Qualsiasi persona, anche avulsa, per destino o per volontà, dall’indagine interiore, comprende con facilità che il concetto di “vita” si lega saldamente a quello di “evoluzione”.
Per gran parte dell’umanità le cose finiscono qui. Il limite della morte fisica non induce a promuovere pensieri importanti verso il futuro.
Ma con l’arrivo del Maestro dei Nuovi Tempi (Massimo Scaligero indica Rudolf Steiner con questo appellativo, e chi ha conosciuto Scaligero sa quanto poco incline egli sia stato alle intitolazioni onorifico-celebrative) il binomio “vita-evoluzione” si è dilatato al punto da aprire un senso nuovo alle concezioni preesistenti, laiche o confessionali che siano.
Ci fa aggiungere ‒ anzi, è giusto dire “ci fanno aggiungere” perché dopo Steiner, l’opera di Scaligero viene a rafforzare vieppiú il valore del percorso autoconoscitivo ‒ a “vita-evoluzione” un’altra parola: “conoscenza”.
Da qui adesso, qualche timido passo possiamo farlo anche da soli: cos’è la conoscenza se non l’attività pensante che esercitiamo senza sosta in tutte le direzioni?
Pure il passaggio successivo diventa semplice: se la vita evolve, ed io, conoscendo, mi evolvo con essa, allora non ho alcun dubbio: è estremamente importante esaminare com’è fatto questo meraviglioso strumento che si chiama pensiero, che usiamo ininterrottamente senza aver mai compreso in modo completo cosa sia e donde venga.
Qui possiamo notare la macroscopica differenza che “vita + evoluzione” hanno se ad esse si aggiunge, o meno, la parola “conoscenza”.
Con questa entriamo nel campo del pensare, e dal pensare, preso come oggetto di nuovo studio, si può accedere al metafisico, al sacro, al divino: ai mondi dello Spirito.

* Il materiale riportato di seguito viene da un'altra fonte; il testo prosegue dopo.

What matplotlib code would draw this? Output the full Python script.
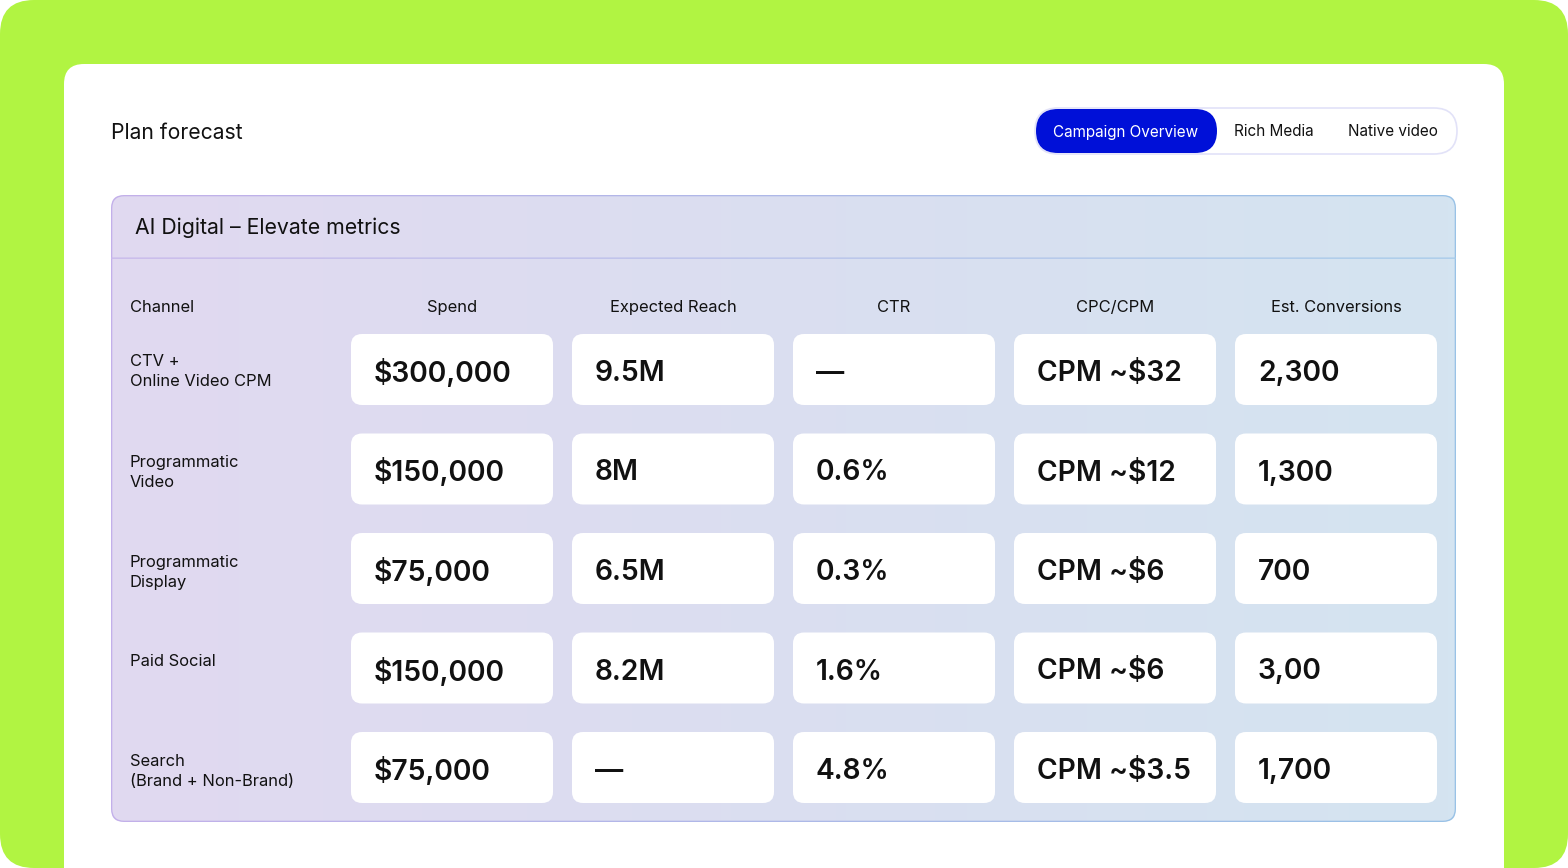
import numpy as np
import matplotlib
matplotlib.use("Agg")
import matplotlib.pyplot as plt
from matplotlib.patches import FancyBboxPatch
from matplotlib.colors import LinearSegmentedColormap

plt.rcParams['font.family'] = ['Inter', 'DejaVu Sans']

# data
title = 'Plan forecast'
tabs = ['Campaign Overview', 'Rich Media', 'Native video']
panel_title = 'AI Digital – Elevate metrics'
columns = ['Spend', 'Expected Reach', 'CTR', 'CPC/CPM', 'Est. Conversions']
channels = ['CTV +\nOnline Video CPM', 'Programmatic\nVideo', 'Programmatic\nDisplay',
            'Paid Social', 'Search\n(Brand + Non-Brand)']
spend = ['$300,000', '$150,000', '$75,000', '$150,000', '$75,000']
reach = ['9.5M', '8M', '6.5M', '8.2M', '—']
ctr = ['—', '0.6%', '0.3%', '1.6%', '4.8%']
cpm = ['CPM ~$32', 'CPM ~$12', 'CPM ~$6', 'CPM ~$6', 'CPM ~$3.5']
conversions = ['2,300', '1,300', '700', '3,00', '1,700']

W, H = 1568, 868
fig = plt.figure(figsize=(W / 100, H / 100), dpi=100)
ax = fig.add_axes([0, 0, 1, 1])
ax.set_xlim(0, W)
ax.set_ylim(H, 0)
ax.axis('off')


def rbox(x0, y0, w, h, r, **kw):
    p = FancyBboxPatch((x0 + r, y0 + r), w - 2 * r, h - 2 * r,
                       boxstyle=f"round,pad={r}", **kw)
    ax.add_patch(p)
    return p


def gradient_fill(patch, c_left, c_right, x0, x1, y0, y1, z):
    cmap = LinearSegmentedColormap.from_list('g', [c_left, c_right])
    grad = np.linspace(0, 1, 256).reshape(1, -1)
    im = ax.imshow(grad, cmap=cmap, extent=(x0, x1, y1, y0), aspect='auto',
                   zorder=z, interpolation='bilinear')
    im.set_clip_path(patch)


# green frame and white card
rbox(0, 0, W, H, 34, facecolor='#B1F442', edgecolor='none', zorder=0)
rbox(64, 64, 1440, 900, 20, facecolor='white', edgecolor='none', zorder=1)

ax.text(111, 133, title, fontsize=15.2, color='#111111', va='center', ha='left', zorder=5)

# tab switcher
rbox(1035, 108, 422, 46, 23, facecolor='white', edgecolor='#E2E2F8', lw=1.2, zorder=2)
rbox(1036, 109, 181, 44, 22, facecolor='#0010D8', edgecolor='none', zorder=3)
tab_x = [1126, 1274, 1393]
for i, (t, tx) in enumerate(zip(tabs, tab_x)):
    ax.text(tx, 132, t, fontsize=11, color='white' if i == 0 else '#111111',
            ha='center', va='center', zorder=5)

# panel with gradient border and fill
px0, py0, px1, py1 = 111, 195, 1456, 822
outer = rbox(px0, py0, px1 - px0, py1 - py0, 13, facecolor='none', edgecolor='none', zorder=2)
gradient_fill(outer, '#C3B0EA', '#99C2E6', px0, px1, py0, py1, 2)
inner = rbox(px0 + 1.3, py0 + 1.3, px1 - px0 - 2.6, py1 - py0 - 2.6, 12,
             facecolor='none', edgecolor='none', zorder=2)
gradient_fill(inner, '#E1D9F0', '#D4E4F1', px0, px1, py0, py1, 2.1)

# header separator
sep = rbox(px0, 257.5, px1 - px0, 1.3, 0.01, facecolor='none', edgecolor='none', zorder=2.2)
gradient_fill(sep, '#C8B8EC', '#A6CBEA', px0, px1, 257.5, 258.8, 2.2)

ax.text(135, 228, panel_title, fontsize=15.3, color='#111111', va='center', ha='left', zorder=5)

# column headers
cell_x0, cell_w, col_pitch = 351, 202, 221
row_y0, cell_h, row_pitch = 334, 71, 99.5
ax.text(130, 307.5, 'Channel', fontsize=11.9, color='#111111', va='center', ha='left', zorder=5)
for j, c in enumerate(columns):
    ax.text(cell_x0 + j * col_pitch + cell_w / 2, 307.5, c, fontsize=11.9, color='#111111',
            va='center', ha='center', zorder=5)

# rows
table = [spend, reach, ctr, cpm, conversions]
for i, ch in enumerate(channels):
    ry = row_y0 + i * row_pitch
    ax.text(130, ry + 20 + (i > 0) * 2, ch, fontsize=11.9, color='#111111', va='top', ha='left',
            linespacing=1.4, zorder=5)
    for j, col in enumerate(table):
        cx = cell_x0 + j * col_pitch
        rbox(cx, ry, cell_w, cell_h, 11, facecolor='white', edgecolor='none', zorder=3)
        ax.text(cx + 23, ry + cell_h / 2 + 4, col[i], fontsize=20.3, fontweight='semibold',
                color='#111111', va='center', ha='left', zorder=5)

fig.savefig('out.png', dpi=100)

Il cammino della concentrazione conduce alla possibilità di questo accesso; è il momento della svolta, o della Luce predialettica del pensiero.
In essa vive il Potere del Principio.
Ogni minuto offerto alla concentrazione è un contributo a che tale Luce si manifesti nella coscienza dei discepoli e di quanti vogliano diventarlo.